É por essa razão que a política de alianças desses partidos não comporta o PSDB e o DEM, representantes típicos do capital financeiro e dos grandes oligopólios estrangeiros, a exemplo daqueles que querem se apropriar do Pré-Sal, e do agronegócio. Por isso, não há também espaço para políticos da estirpe de um Cássio Cunha Lima ou de um Efraim Morais, que são a própria negação desse projeto.
Só Ricardo Coutinho não consegue enxergar isso. E ele ainda me sai com uma dessas pérolas para justificar a aliança com o DEM que vem a ser um verdadeiro malabarismo retórico: "aliança política não é questão de princípio, mas sim questão de estratégia". Dito assim, sem a observação do contexto, essa frase não quer dizer absolutamente nada. Vendo o contexto, ela diz tudo. Quando a escutei, lembrei-me imediatamente de outra frase, agora do comunista alemão e parceiro intelectual de K. Marx, F. Engels: “Que pueril ingenuidade a de apresentar a própria impaciência como argumento teórico!”
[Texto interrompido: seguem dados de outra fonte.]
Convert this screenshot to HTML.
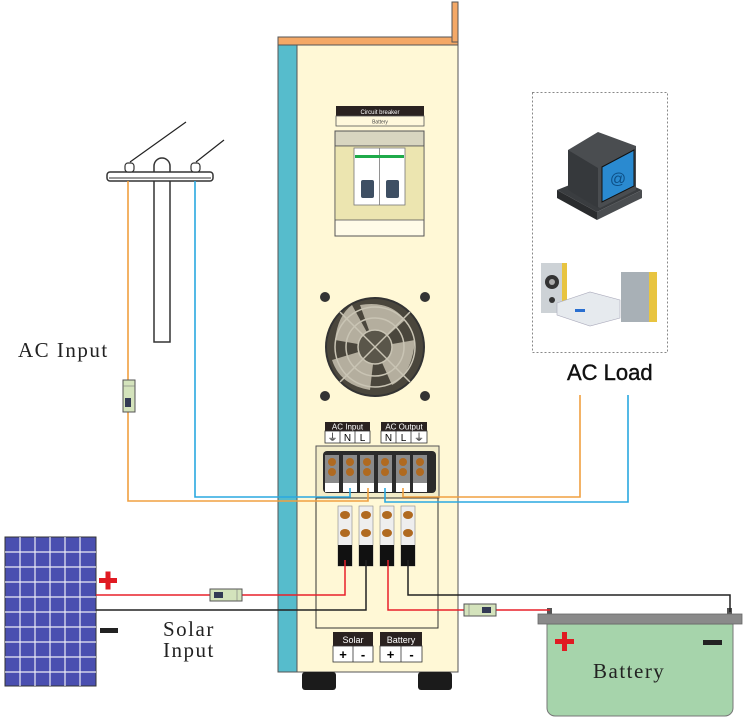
<!DOCTYPE html>
<html><head><meta charset="utf-8"><style>
html,body{margin:0;padding:0;background:#fff;}
svg{display:block;}
</style></head><body>
<svg width="747" height="723" viewBox="0 0 747 723" xmlns="http://www.w3.org/2000/svg">
<!-- Pole -->
<line x1="130" y1="162" x2="186" y2="122" stroke="#222" stroke-width="1.2"/>
<line x1="196" y1="162" x2="224" y2="140" stroke="#222" stroke-width="1.2"/>
<path d="M154 342 V166 a8 8 0 0 1 16 0 V342 Z" fill="#fff" stroke="#333" stroke-width="1.5"/>
<rect x="107" y="172" width="106" height="9" rx="3" fill="#fff" stroke="#333" stroke-width="1.5"/>
<line x1="109" y1="178" x2="211" y2="178" stroke="#999" stroke-width="2"/>
<rect x="125" y="163" width="9" height="9" rx="3" fill="#fff" stroke="#333" stroke-width="1.2"/>
<rect x="191" y="163" width="9" height="9" rx="3" fill="#fff" stroke="#333" stroke-width="1.2"/>
<text x="18" y="357" font-family="Liberation Serif, serif" font-size="21" letter-spacing="1.5" fill="#222">AC Input</text>

<!-- Cabinet -->
<rect x="278" y="37" width="180" height="8" fill="#f4a866" stroke="#555" stroke-width="1"/>
<rect x="452" y="2" width="6" height="40" fill="#f4a866" stroke="#555" stroke-width="1"/>
<rect x="297" y="45" width="161" height="627" fill="#fff8d6" stroke="#555" stroke-width="1"/>
<rect x="278" y="45" width="19" height="627" fill="#56bccc" stroke="#555" stroke-width="1"/>
<rect x="302" y="672" width="34" height="18" rx="3" fill="#1b1b1b"/>
<rect x="418" y="672" width="34" height="18" rx="3" fill="#1b1b1b"/>

<!-- Breaker -->
<rect x="336" y="106" width="88" height="10" fill="#2a2220"/>
<rect x="336" y="116" width="88" height="10" fill="#fff8dc" stroke="#555" stroke-width="0.8"/>
<text x="380" y="114" font-family="Liberation Sans, sans-serif" font-size="6" fill="#fff" text-anchor="middle">Circuit breaker</text>
<text x="380" y="123.5" font-family="Liberation Sans, sans-serif" font-size="5" fill="#444" text-anchor="middle">Battery</text>
<rect x="335" y="131" width="89" height="105" fill="#fffbe8" stroke="#555" stroke-width="1"/>
<rect x="335" y="131" width="89" height="15" fill="#d8d5c0" stroke="#555" stroke-width="1"/>
<rect x="335" y="146" width="89" height="74" fill="#ece5b0" stroke="#555" stroke-width="0.8"/>
<rect x="354" y="148" width="51" height="57" fill="#fff" stroke="#777" stroke-width="0.8"/>
<line x1="379.5" y1="148" x2="379.5" y2="205" stroke="#777" stroke-width="0.8"/>
<rect x="355" y="155" width="49" height="3" fill="#1faa4a"/>
<rect x="361" y="180" width="13" height="18" rx="2" fill="#3e4f63"/>
<rect x="386" y="180" width="13" height="18" rx="2" fill="#3e4f63"/>

<!-- Fan -->
<g>
<circle cx="325" cy="297" r="5" fill="#333"/><circle cx="425" cy="297" r="5" fill="#333"/>
<circle cx="325" cy="396" r="5" fill="#333"/><circle cx="425" cy="396" r="5" fill="#333"/>
<circle cx="375" cy="347" r="49" fill="#4a463c" stroke="#333" stroke-width="2"/>
<path d="M375 347 L360 305 Q390 300 405 320 Z M375 347 L415 340 Q412 375 392 385 Z M375 347 L370 390 Q340 385 332 360 Z M375 347 L335 340 Q338 315 352 305 Z" fill="#d8d2bf" opacity="0.75"/>
<circle cx="375" cy="347" r="40" fill="none" stroke="#c9c4b4" stroke-width="1.5"/>
<circle cx="375" cy="347" r="29" fill="none" stroke="#c9c4b4" stroke-width="1.5"/>
<circle cx="375" cy="347" r="17" fill="#5a564a" stroke="#c9c4b4" stroke-width="1.5"/>
<line x1="340" y1="312" x2="410" y2="382" stroke="#c9c4b4" stroke-width="1.5"/>
<line x1="410" y1="312" x2="340" y2="382" stroke="#c9c4b4" stroke-width="1.5"/>
</g>

<!-- Terminal labels -->
<g font-family="Liberation Sans, sans-serif" font-size="8">
<rect x="325" y="422" width="45" height="9" fill="#2a2220"/>
<text x="347.5" y="429.5" fill="#fff" text-anchor="middle">AC Input</text>
<rect x="325" y="431" width="45" height="12" fill="#fff" stroke="#333" stroke-width="0.8"/>
<line x1="340" y1="431" x2="340" y2="443" stroke="#333" stroke-width="0.8"/><line x1="355" y1="431" x2="355" y2="443" stroke="#333" stroke-width="0.8"/>
<text x="332.5" y="441" text-anchor="middle" font-size="10">⏚</text><text x="347.5" y="441" text-anchor="middle" font-size="10">N</text><text x="362.5" y="441" text-anchor="middle" font-size="10">L</text>
<rect x="381" y="422" width="46" height="9" fill="#2a2220"/>
<text x="404" y="429.5" fill="#fff" text-anchor="middle">AC Output</text>
<rect x="381" y="431" width="46" height="12" fill="#fff" stroke="#333" stroke-width="0.8"/>
<line x1="396" y1="431" x2="396" y2="443" stroke="#333" stroke-width="0.8"/><line x1="411" y1="431" x2="411" y2="443" stroke="#333" stroke-width="0.8"/>
<text x="388.5" y="441" text-anchor="middle" font-size="10">N</text><text x="403.5" y="441" text-anchor="middle" font-size="10">L</text><text x="419" y="441" text-anchor="middle" font-size="10">⏚</text>
</g>

<!-- Top terminal block -->
<rect x="316" y="446" width="123" height="52" fill="#f2ecc8" stroke="#555" stroke-width="1"/>
<rect x="323" y="451" width="113" height="42" rx="4" fill="#2b2b2b"/>
<g>
<rect x="325" y="455" width="14" height="37" fill="#8a8a8a"/><rect x="343" y="455" width="14" height="37" fill="#8a8a8a"/>
<rect x="360" y="455" width="14" height="37" fill="#8a8a8a"/><rect x="378" y="455" width="14" height="37" fill="#8a8a8a"/>
<rect x="396" y="455" width="14" height="37" fill="#8a8a8a"/><rect x="413" y="455" width="14" height="37" fill="#8a8a8a"/>
<g fill="#fff"><rect x="325" y="483" width="14" height="9"/><rect x="343" y="483" width="14" height="9"/><rect x="360" y="483" width="14" height="9"/><rect x="378" y="483" width="14" height="9"/><rect x="396" y="483" width="14" height="9"/><rect x="413" y="483" width="14" height="9"/></g>
<g fill="#b06a20"><circle cx="332" cy="462" r="4"/><circle cx="332" cy="472" r="4"/><circle cx="350" cy="462" r="4"/><circle cx="350" cy="472" r="4"/><circle cx="367" cy="462" r="4"/><circle cx="367" cy="472" r="4"/><circle cx="385" cy="462" r="4"/><circle cx="385" cy="472" r="4"/><circle cx="403" cy="462" r="4"/><circle cx="403" cy="472" r="4"/><circle cx="420" cy="462" r="4"/><circle cx="420" cy="472" r="4"/></g>
</g>

<!-- Lower terminals -->
<rect x="316" y="498" width="122" height="130" fill="none" stroke="#333" stroke-width="1"/>
<g>
<rect x="338" y="506" width="14" height="60" fill="#eee" stroke="#888" stroke-width="0.6"/>
<rect x="359" y="506" width="14" height="60" fill="#eee" stroke="#888" stroke-width="0.6"/>
<rect x="380" y="506" width="14" height="60" fill="#eee" stroke="#888" stroke-width="0.6"/>
<rect x="401" y="506" width="14" height="60" fill="#eee" stroke="#888" stroke-width="0.6"/>
<g fill="#111"><rect x="338" y="545" width="14" height="21"/><rect x="359" y="545" width="14" height="21"/><rect x="380" y="545" width="14" height="21"/><rect x="401" y="545" width="14" height="21"/></g>
<g fill="#b06a20"><ellipse cx="345" cy="515" rx="5" ry="4"/><ellipse cx="345" cy="533" rx="5" ry="4"/><ellipse cx="366" cy="515" rx="5" ry="4"/><ellipse cx="366" cy="533" rx="5" ry="4"/><ellipse cx="387" cy="515" rx="5" ry="4"/><ellipse cx="387" cy="533" rx="5" ry="4"/><ellipse cx="408" cy="515" rx="5" ry="4"/><ellipse cx="408" cy="533" rx="5" ry="4"/></g>
</g>
<!-- Solar/Battery labels -->
<g font-family="Liberation Sans, sans-serif">
<rect x="333" y="632" width="40" height="14" fill="#2a2220"/>
<text x="353" y="643" fill="#fff" font-size="9" text-anchor="middle">Solar</text>
<rect x="333" y="646" width="40" height="16" fill="#fff" stroke="#333" stroke-width="0.8"/>
<line x1="353" y1="646" x2="353" y2="662" stroke="#333" stroke-width="0.8"/>
<text x="343" y="659" font-size="13" font-weight="bold" text-anchor="middle">+</text><text x="363" y="659" font-size="13" font-weight="bold" text-anchor="middle">-</text>
<rect x="380" y="632" width="42" height="14" fill="#2a2220"/>
<text x="401" y="643" fill="#fff" font-size="9" text-anchor="middle">Battery</text>
<rect x="380" y="646" width="42" height="16" fill="#fff" stroke="#333" stroke-width="0.8"/>
<line x1="401" y1="646" x2="401" y2="662" stroke="#333" stroke-width="0.8"/>
<text x="390.5" y="659" font-size="13" font-weight="bold" text-anchor="middle">+</text><text x="411.5" y="659" font-size="13" font-weight="bold" text-anchor="middle">-</text>
</g>

<!-- Solar panel -->
<rect x="5" y="537" width="91" height="149" fill="#4a4fb0" stroke="#333" stroke-width="1"/>
<g stroke="#fff" stroke-width="1.2" opacity="0.9">
<line x1="20" y1="537" x2="20" y2="686"/><line x1="35" y1="537" x2="35" y2="686"/><line x1="50" y1="537" x2="50" y2="686"/><line x1="65" y1="537" x2="65" y2="686"/><line x1="80" y1="537" x2="80" y2="686"/>
<line x1="5" y1="552" x2="96" y2="552"/><line x1="5" y1="567" x2="96" y2="567"/><line x1="5" y1="582" x2="96" y2="582"/><line x1="5" y1="597" x2="96" y2="597"/><line x1="5" y1="612" x2="96" y2="612"/><line x1="5" y1="627" x2="96" y2="627"/><line x1="5" y1="642" x2="96" y2="642"/><line x1="5" y1="657" x2="96" y2="657"/><line x1="5" y1="672" x2="96" y2="672"/>
</g>
<rect x="99" y="578" width="18" height="5" fill="#e01a22"/><rect x="105.5" y="571.5" width="5" height="18" fill="#e01a22"/>
<rect x="100" y="628" width="18" height="5" fill="#222"/>
<text x="163" y="636" font-family="Liberation Serif, serif" font-size="21" letter-spacing="1.5" fill="#222">Solar</text>
<text x="163" y="657" font-family="Liberation Serif, serif" font-size="21" letter-spacing="1.5" fill="#222">Input</text>

<!-- Battery -->
<rect x="547" y="608" width="5" height="8" fill="#555"/>
<rect x="727" y="608" width="5" height="8" fill="#555"/>
<path d="M547 624 H733 V708 a8 8 0 0 1 -8 8 H555 a8 8 0 0 1 -8 -8 Z" fill="#a6d4ab" stroke="#777" stroke-width="1"/>
<rect x="538" y="614" width="204" height="10" fill="#8a8a8a" stroke="#666" stroke-width="0.8"/>
<rect x="555" y="639" width="19" height="5" fill="#e01a22"/><rect x="562" y="632" width="5" height="19" fill="#e01a22"/>
<rect x="703" y="640" width="19" height="5" fill="#222"/>
<text x="593" y="678" font-family="Liberation Serif, serif" font-size="21" letter-spacing="1.5" fill="#222">Battery</text>

<!-- AC Load -->
<rect x="532.5" y="92.5" width="135" height="260" fill="none" stroke="#888" stroke-width="1" stroke-dasharray="2,2"/>
<text x="567" y="380" font-family="Liberation Sans, sans-serif" font-size="22" fill="#111" stroke="#111" stroke-width="0.4">AC Load</text>
<g>
<path d="M557 190 L597 212 L642 190 L602 172 Z" fill="#3a3d40"/>
<path d="M557 190 V198 L597 220 V212 Z" fill="#2a2c2e"/>
<path d="M597 212 V220 L642 198 V190 Z" fill="#4a4d50"/>
<path d="M568 150 L598 132 L636 146 L636 190 L600 208 L568 190 Z" fill="#4a4d50"/>
<path d="M568 150 L598 168 V208 L568 190 Z" fill="#36393c"/>
<path d="M602 167 L634 150 V186 L602 202 Z" fill="#2a8ad0" stroke="#111" stroke-width="1"/>
<text x="618" y="184" font-family="Liberation Sans, sans-serif" font-size="16" fill="#0d4f86" text-anchor="middle">@</text>
</g>
<g>
<rect x="541" y="263" width="25" height="50" fill="#cdd2d6"/><rect x="562" y="263" width="5" height="50" fill="#e8c440"/>
<circle cx="552" cy="282" r="7" fill="#333"/><circle cx="552" cy="282" r="3" fill="#aaa"/>
<circle cx="552" cy="300" r="3" fill="#333"/>
<path d="M557 303 L590 292 L620 300 L620 318 L590 326 L557 315 Z" fill="#e6eaee" stroke="#aab" stroke-width="0.6"/>
<rect x="575" y="309" width="10" height="3" fill="#2a6fd0"/>
<rect x="621" y="272" width="28" height="50" fill="#a8b0b6"/><rect x="649" y="272" width="8" height="50" fill="#e8c440"/>
</g>

<!-- Wires (on top) -->
<polyline points="128,181 128,501 368,501 368,488" fill="none" stroke="#f0a040" stroke-width="1.6"/>
<polyline points="195,181 195,497 350,497 350,488" fill="none" stroke="#2aa8e0" stroke-width="1.6"/>
<polyline points="403,488 403,497 580,497 580,395" fill="none" stroke="#f0a040" stroke-width="1.6"/>
<polyline points="385,488 385,502 628,502 628,395" fill="none" stroke="#2aa8e0" stroke-width="1.6"/>
<polyline points="96,595 345,595 345,560" fill="none" stroke="#e8202a" stroke-width="1.5"/>
<polyline points="96,610 366,610 366,560" fill="none" stroke="#222" stroke-width="1.5"/>
<polyline points="388,560 388,610 550,610" fill="none" stroke="#e8202a" stroke-width="1.5"/>
<polyline points="408,560 408,595 730,595 730,612" fill="none" stroke="#222" stroke-width="1.5"/>

<!-- Fuses -->
<rect x="123" y="380" width="12" height="32" fill="#d4e3bc" stroke="#555" stroke-width="1"/>
<line x1="123" y1="386" x2="135" y2="386" stroke="#777" stroke-width="0.6"/>
<rect x="125" y="398" width="6" height="9" fill="#333a55"/>
<rect x="210" y="589" width="32" height="12" fill="#d4e3bc" stroke="#555" stroke-width="1"/>
<rect x="214" y="592" width="9" height="6" fill="#333a55"/>
<line x1="237" y1="589" x2="237" y2="601" stroke="#777" stroke-width="0.6"/>
<rect x="464" y="604" width="32" height="12" fill="#d4e3bc" stroke="#555" stroke-width="1"/>
<rect x="482" y="607" width="9" height="6" fill="#333a55"/>
<line x1="469" y1="604" x2="469" y2="616" stroke="#777" stroke-width="0.6"/>
</svg>
</body></html>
Na mesma página do livro onde eu pesquei a frase acima, li outra, agora citada por Lênin, em referência aos futuros trabalhistas ingleses que não desejavam estabelecer limites para as alianças, e a quem o revolucionário russo não cansava de chamar de oportunistas: “Se se permite aos bolcheviques um certo compromisso, porque não permitir-nos qualquer compromisso?”, repetiam os insossos ingleses. Ou seja, se até os revolucionários russos faziam alianças que envolviam compromissos, porquê os direitistas ingleses não podiam realizá-las com quem eles bem entendessem, assumindo os compromissos que delas resultassem? Lênin defendia a necessidade dos comunistas de realizarem alianças, mas poderava os objetivos delas. Enfim, se tivéssemos que usar uma outra frase para sintetizar essa polêmica, usaríamos essa: “nem tanto à terra nem tanto ao mar”. Ou seja, é impossível fazer política sem realizar alianças, mas elas tem sempre um objetivo maior. Quando Ricardo Coutinho, que se diz de esquerda, criou propositadamente uma oposição entre princípios e estratégias ele apenas confirmou o que eu disse aqui antes: que as alianças, para ele, devem estar circunscritas às ocasiões de cada embate político, sendo o conteúdo (estratégico) delas o que menos interessa. Se é falsa a oposição entre princípios e estratégia, é falso desconsiderá-los na realização delas. Senão, a política vira um vale-tudo.
Como eu sou daqueles que ainda pensam que a estratégia continua a definir a tática, é necessário para que eu leve a sério o que disse o prefeito em tom solene (“aliança é questão de estratégia”), e para que eu entenda o sentido do que foi dito, ele teria que me tirar uma dúvida: que estratégia?
A de trazer de volta ao governo o grupo Cunha Lima? A de ajudar a eleger Cássio Cunha Lima e Efraim Morais para o Senado? A de reforçar o palanque dos adversários de Lula na Paraíba? E, é claro, todas elas reunidas na mãe de todas as estratégias, que é o limite que a cabeça política de Ricardo Coutinho pode apresentar hoje como projeto de sua candidatura, que é a de renovar a política paraibana. Bela contribuição estratégica nosso prefeito pretende dar ao país com a ajuda dos paraibanos!
Sei não... Se for desse jeito, eu prefiro continuar o velho dinossauro de sempre.